Por: Luis Gabriel Merino (@luisgabrielmeri)
Una palabra nebulosa que ha sido utilizada en múltiples contextos, que quiere decir mucho pero que da la impresión que se queda en poco. Reconciliación es una palabra que se acuña cada vez que se habla de conflicto armado y aunque no dudo que es una de las tareas pendientes más importantes en Colombia, tengo la impresión que se nos presenta de una forma inocente: un mundo sin izquierdas ni derechas, sin diferencias y en consenso eterno. En contextos católicos, inclusive, significa algo así como ser perdonado por los pecados cometidos después del bautismo como requisito para rencontrarse con el Padre. Sacramento le llaman, y de los más importantes.
Pero revisemos la etimología de la palabra: volver a convocar a alguien a ser parte de un concilio, de una reunión, a una asamblea para llegar a acuerdos, dice algún diccionario. Parece entonces que reconciliación no tiene nada que ver con abrazarnos entre víctimas y victimarios, ciudadanos y grupos armados ilegales, Uribistas y Santistas, eternamente en campos florecidos. Parece que no es ningún acto sacramental. Es volver a sentarnos, después de serias diferencias, a iniciar nuevamente esfuerzos para tratar de llegar a acuerdos conciliados.
Reconciliación no excluye los opuestos. Es volver a sentarse a trabajar, así mantengamos distancias y estemos en orillas diferentes. Todo polo se define en cierta medida por los límites de su antipolo; toda tesis necesita, busca y crea su antítesis. La diferencia es sana y el contraste es inevitable y necesario. Por eso el camino del centro es el más difícil, ya que exige determinación y constancia. Es fácil caer en extremos; hay que pensar menos y se siente uno menos solo.
Reconciliación tampoco implica olvido: otra falacia. No es el hecho de devolver a la víctima al estado que tenía antes de que fueran violados sus derechos. Inclusive en el caso que se restablecieran los derechos violentados, las consecuencias psicológicas no se borran por decreto. Permanecen y se mantienen de forma individual, en muchos casos hasta el final de los días. Reconciliarse no es volver al estado inicial de las cosas, es poder continuar y seguir trabajando después de que el estado de cosas se modificó.
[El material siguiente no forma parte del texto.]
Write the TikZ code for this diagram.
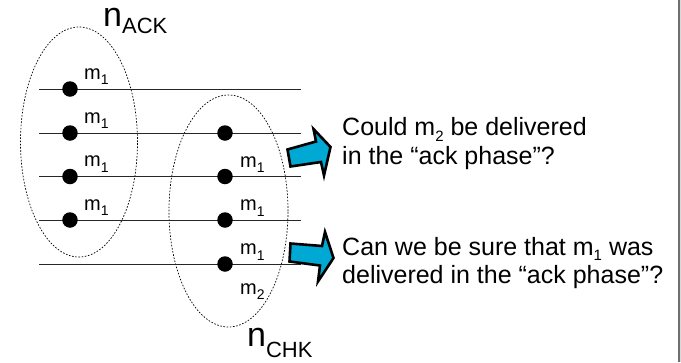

Para esta tarea los imaginarios y los símbolos son fundamentales. La palomita en la solapa del presidente, y el exceso de la palabra Paz, ya dice muy poco. Necesitamos símbolos nuevos, ricos en sentido y pasar del slogan al acto. Se busca un líder que logre unir lo que parece que no tiene unidad. Lincoln lo hizo en el discurso a Gettysburg entre Confederados y Unionistas, precisamente al término de una guerra civil, y por eso más que ningún otro, representa ahora el espíritu de todo un país.
Dice Murakami que “Los corazones humanos no se unen sólo mediante la armonía. Se unen, más bien, herida con herida. Dolor con dolor. Fragilidad con fragilidad. No existe silencio sin grito desgarrador, no existe perdón sin que se derrame sangre, no existe aceptación sin pasar por un intenso sentimiento de pérdida. Esos son los cimientos de la verdadera armonía”. ¿Seremos entonces un país unido, décadas después de acabar con el capítulo conflicto armado? Nos unen las mismas víctimas, el mismo dolor y las mismas heridas, precisamente, como dice el novelista japonés. Estoy optimista.
Entre paréntesis: bastante cercana la frase de la semana “Si me voy, nos vamos todos” con “Si no es pa’ mí, no es pa’ nadie”. Colombia, país de frases.